On evidence that doesn't fit your narrative
When you find evidence that doesn't fit your narrative, include it anyway. Acknowledging complexity doesn't make you less convincing— it makes you more credible. And it makes the other side more curious and open.@amandaripley: https://t.co/93kYEFih2m
— Adam Grant (@AdamMGrant) July 8, 2018
Not too long ago the New York Times published Anti-Vaccine Activists Have Taken Vaccine Science Hostage. To offer up a representative sample of the article's argument:
When I tried to report on unexpected or controversial aspects of vaccine efficacy or safety, scientists often didn’t want to talk with me. When I did get them on the phone, a worrying theme emerged: Scientists are so terrified of the public’s vaccine hesitancy that they are censoring themselves, playing down undesirable findings and perhaps even avoiding undertaking studies that could show unwanted effects. Those who break these unwritten rules are criticized.
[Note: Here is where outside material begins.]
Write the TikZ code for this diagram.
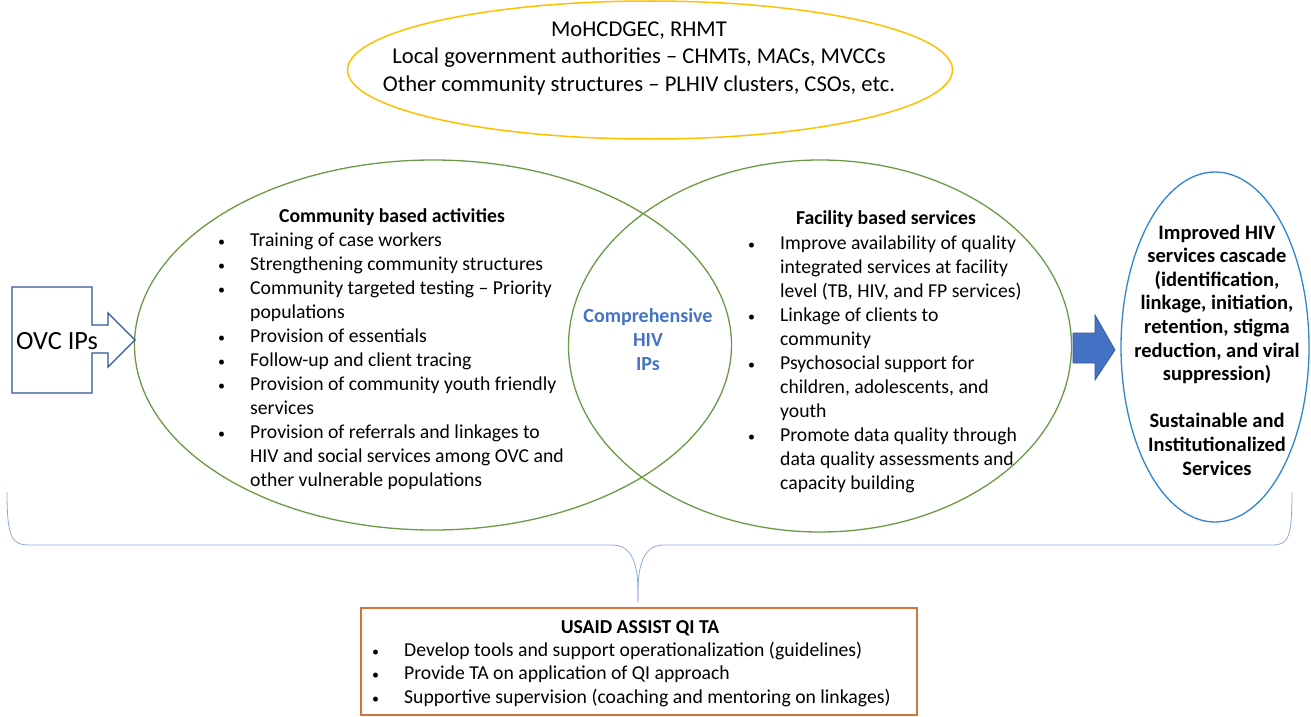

It doesn't seem to me to be all that surprising that people might opt for differing narratives fed to them by grifters or others with dubious agendas if the above is what they pick up on hints of in the media. Politics has a lot of damned-if-you-do-/-damned-if-you-don't terrain. One element of that I think is that the "pro-science" crowd may in some instances be as big a threat to science as the "anti-science" appears, due to the extent to which its use of propaganda and political pressure seems to increase the vulnerability of the population to false narratives.